▸ **The task**
Write out again, exactly as they appear, the lines from the line with "Reproduce this chart with Plotly." through the line with "fig = go.Figure()". Do not include any pictures.

-=-=-

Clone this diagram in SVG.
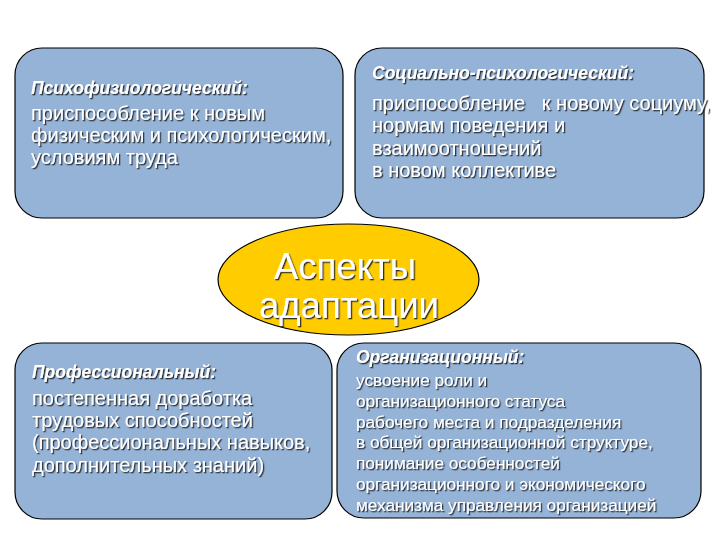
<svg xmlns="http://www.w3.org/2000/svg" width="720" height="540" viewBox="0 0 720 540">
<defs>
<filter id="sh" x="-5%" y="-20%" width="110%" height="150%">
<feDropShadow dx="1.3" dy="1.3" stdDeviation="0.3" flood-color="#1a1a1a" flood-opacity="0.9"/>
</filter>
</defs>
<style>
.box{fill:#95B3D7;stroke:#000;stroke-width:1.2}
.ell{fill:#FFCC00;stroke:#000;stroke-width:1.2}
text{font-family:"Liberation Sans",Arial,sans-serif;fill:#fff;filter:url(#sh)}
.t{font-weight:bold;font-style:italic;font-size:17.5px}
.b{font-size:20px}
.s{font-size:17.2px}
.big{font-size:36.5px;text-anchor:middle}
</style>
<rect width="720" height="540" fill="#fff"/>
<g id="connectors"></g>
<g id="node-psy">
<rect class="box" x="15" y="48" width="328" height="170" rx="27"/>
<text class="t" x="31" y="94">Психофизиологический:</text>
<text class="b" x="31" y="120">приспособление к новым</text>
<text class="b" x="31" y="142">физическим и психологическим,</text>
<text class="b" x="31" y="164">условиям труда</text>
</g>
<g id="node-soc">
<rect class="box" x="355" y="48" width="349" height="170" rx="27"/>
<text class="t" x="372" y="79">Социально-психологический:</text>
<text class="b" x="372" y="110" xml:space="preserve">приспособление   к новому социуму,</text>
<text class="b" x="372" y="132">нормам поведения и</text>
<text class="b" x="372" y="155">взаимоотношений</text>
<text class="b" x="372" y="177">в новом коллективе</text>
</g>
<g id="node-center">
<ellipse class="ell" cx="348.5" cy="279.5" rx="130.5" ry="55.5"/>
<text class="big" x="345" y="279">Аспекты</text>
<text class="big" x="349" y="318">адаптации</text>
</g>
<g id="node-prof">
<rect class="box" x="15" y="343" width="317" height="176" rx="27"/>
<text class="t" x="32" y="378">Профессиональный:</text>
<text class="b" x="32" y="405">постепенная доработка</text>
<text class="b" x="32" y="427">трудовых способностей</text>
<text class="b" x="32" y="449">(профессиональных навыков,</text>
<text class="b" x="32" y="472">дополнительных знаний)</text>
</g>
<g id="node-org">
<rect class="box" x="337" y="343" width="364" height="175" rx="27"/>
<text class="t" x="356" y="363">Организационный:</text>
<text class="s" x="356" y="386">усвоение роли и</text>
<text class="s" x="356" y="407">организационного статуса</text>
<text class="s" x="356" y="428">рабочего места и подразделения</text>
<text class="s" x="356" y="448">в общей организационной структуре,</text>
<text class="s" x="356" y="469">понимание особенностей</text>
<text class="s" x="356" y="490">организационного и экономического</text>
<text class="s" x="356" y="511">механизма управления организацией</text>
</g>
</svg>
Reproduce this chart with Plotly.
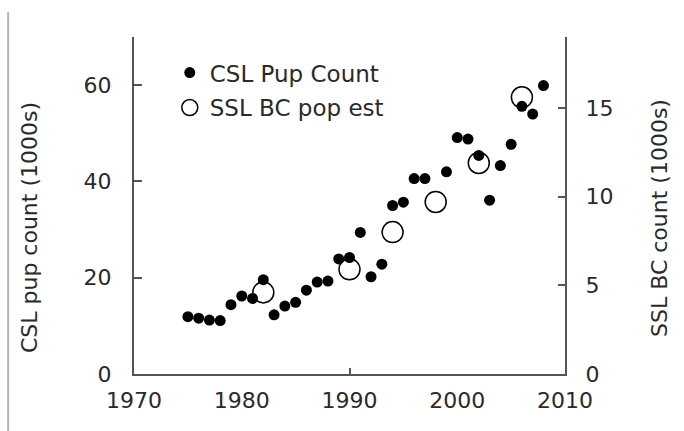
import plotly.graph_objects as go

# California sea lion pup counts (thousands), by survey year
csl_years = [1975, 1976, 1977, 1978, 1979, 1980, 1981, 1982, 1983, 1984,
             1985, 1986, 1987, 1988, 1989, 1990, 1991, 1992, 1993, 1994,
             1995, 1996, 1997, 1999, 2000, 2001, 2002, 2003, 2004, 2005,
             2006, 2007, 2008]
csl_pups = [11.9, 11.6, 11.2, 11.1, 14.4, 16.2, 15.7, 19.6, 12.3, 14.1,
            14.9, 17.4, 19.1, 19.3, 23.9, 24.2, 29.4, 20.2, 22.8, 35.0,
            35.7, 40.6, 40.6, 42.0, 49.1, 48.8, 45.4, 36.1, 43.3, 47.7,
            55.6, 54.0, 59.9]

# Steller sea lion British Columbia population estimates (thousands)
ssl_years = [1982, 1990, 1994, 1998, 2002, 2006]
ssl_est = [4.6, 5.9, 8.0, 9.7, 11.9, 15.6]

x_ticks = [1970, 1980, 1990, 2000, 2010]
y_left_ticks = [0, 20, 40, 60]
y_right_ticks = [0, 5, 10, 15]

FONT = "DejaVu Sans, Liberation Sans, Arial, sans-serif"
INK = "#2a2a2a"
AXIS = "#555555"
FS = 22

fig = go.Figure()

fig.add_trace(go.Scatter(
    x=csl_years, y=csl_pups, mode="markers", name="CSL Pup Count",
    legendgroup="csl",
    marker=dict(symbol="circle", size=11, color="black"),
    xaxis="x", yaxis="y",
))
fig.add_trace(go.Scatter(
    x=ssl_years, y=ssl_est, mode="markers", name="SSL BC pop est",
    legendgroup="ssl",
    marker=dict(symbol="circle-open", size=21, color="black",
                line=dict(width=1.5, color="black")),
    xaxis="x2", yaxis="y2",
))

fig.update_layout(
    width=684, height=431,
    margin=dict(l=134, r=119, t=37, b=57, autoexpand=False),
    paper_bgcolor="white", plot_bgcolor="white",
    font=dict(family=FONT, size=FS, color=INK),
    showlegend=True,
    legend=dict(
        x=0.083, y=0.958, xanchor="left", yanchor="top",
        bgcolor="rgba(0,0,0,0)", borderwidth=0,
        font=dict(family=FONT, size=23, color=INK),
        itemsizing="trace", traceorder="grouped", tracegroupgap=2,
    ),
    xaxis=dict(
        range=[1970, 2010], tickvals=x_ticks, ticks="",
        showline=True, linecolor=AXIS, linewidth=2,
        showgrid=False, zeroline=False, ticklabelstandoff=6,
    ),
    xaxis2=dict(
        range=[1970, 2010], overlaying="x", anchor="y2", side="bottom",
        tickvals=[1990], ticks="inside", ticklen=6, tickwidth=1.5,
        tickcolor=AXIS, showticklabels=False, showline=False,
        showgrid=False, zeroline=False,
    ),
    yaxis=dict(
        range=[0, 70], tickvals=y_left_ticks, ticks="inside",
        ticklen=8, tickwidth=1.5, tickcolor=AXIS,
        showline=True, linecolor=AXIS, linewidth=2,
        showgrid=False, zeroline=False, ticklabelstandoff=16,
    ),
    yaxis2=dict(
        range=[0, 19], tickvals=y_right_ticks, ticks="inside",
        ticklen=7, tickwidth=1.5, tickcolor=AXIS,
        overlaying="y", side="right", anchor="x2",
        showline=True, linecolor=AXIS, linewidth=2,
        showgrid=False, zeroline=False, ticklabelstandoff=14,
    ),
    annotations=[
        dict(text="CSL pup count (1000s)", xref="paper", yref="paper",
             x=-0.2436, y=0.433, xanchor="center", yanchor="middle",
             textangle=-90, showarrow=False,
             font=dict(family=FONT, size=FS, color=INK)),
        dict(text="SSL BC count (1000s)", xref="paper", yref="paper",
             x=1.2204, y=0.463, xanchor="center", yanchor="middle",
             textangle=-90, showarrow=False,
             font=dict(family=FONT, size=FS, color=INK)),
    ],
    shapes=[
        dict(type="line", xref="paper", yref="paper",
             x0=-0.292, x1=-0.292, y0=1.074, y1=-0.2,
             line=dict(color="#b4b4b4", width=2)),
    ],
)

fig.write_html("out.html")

-=-=-

▸ **Output**
Reproduce this chart with Plotly.
import plotly.graph_objects as go

# California sea lion pup counts (thousands), by survey year
csl_years = [1975, 1976, 1977, 1978, 1979, 1980, 1981, 1982, 1983, 1984,
             1985, 1986, 1987, 1988, 1989, 1990, 1991, 1992, 1993, 1994,
             1995, 1996, 1997, 1999, 2000, 2001, 2002, 2003, 2004, 2005,
             2006, 2007, 2008]
csl_pups = [11.9, 11.6, 11.2, 11.1, 14.4, 16.2, 15.7, 19.6, 12.3, 14.1,
            14.9, 17.4, 19.1, 19.3, 23.9, 24.2, 29.4, 20.2, 22.8, 35.0,
            35.7, 40.6, 40.6, 42.0, 49.1, 48.8, 45.4, 36.1, 43.3, 47.7,
            55.6, 54.0, 59.9]

# Steller sea lion British Columbia population estimates (thousands)
ssl_years = [1982, 1990, 1994, 1998, 2002, 2006]
ssl_est = [4.6, 5.9, 8.0, 9.7, 11.9, 15.6]

x_ticks = [1970, 1980, 1990, 2000, 2010]
y_left_ticks = [0, 20, 40, 60]
y_right_ticks = [0, 5, 10, 15]

FONT = "DejaVu Sans, Liberation Sans, Arial, sans-serif"
INK = "#2a2a2a"
AXIS = "#555555"
FS = 22

fig = go.Figure()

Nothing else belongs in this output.